We use Aspose.words for Java (3.3) to convert a Word
document to an HTML document, and then extract items from the HTML document by looking for headings and contents.

We want to to tell if a text in a heading is an outline number or a part of the heading text, but haven’t found a reliable way to do. The outline number could be like “1.1” or “III”.

For example:

1.1.1 Heading text

is converted to

<h3 style="margin:16pt 0pt 10pt; page-break-after:avoid; page-break-inside:avoid"> <span style="font-family:'Times New Roman'; font-size:12pt; font-weight:bold">1.1.1  </span> <span style="font-family:'Times New Roman'; font-size:12pt; font-weight:bold">Heading text</span></h3>

Is there any way to have an indication of whether a text in a heading is an outline number or part of the heading text when saving a document as an HTML file?

Thanks.

Hello
Thanks for your request.
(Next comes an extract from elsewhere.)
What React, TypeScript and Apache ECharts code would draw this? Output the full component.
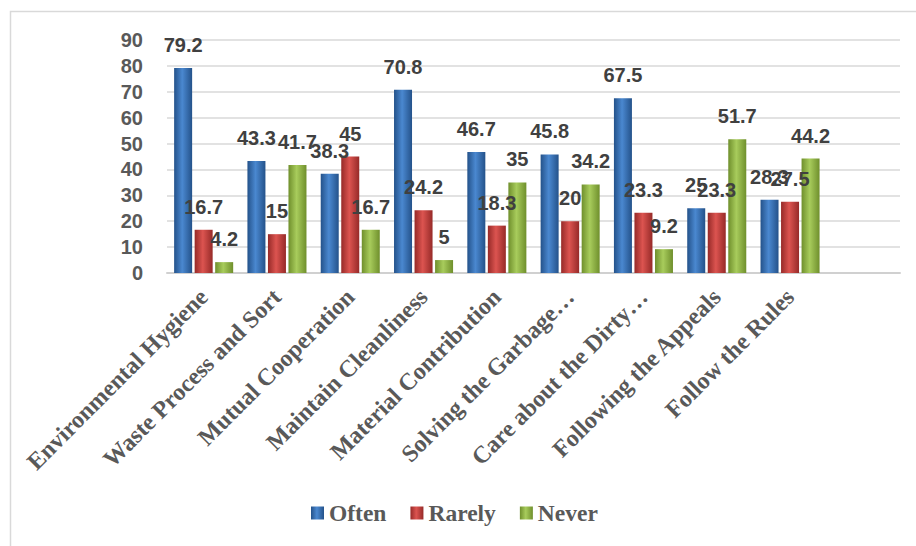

I’m afraid there is no way to indicate outline numbers of heading paragraph inside output HTML. But you can try retrieving first between <h1>…<h6> elements to get the numbers.
Also, please follow the link to learn details about how Aspose.Words saves document in the HTML/XHTML and MHTML formats:
https://docs.aspose.com/words/java/convert-a-document-to-html-mhtml-or-epub/
Best regards,

Hi

Thanks for your request. I think, it would be better to extract this information directly from MS Word document before converting it to HTML.
Best regards,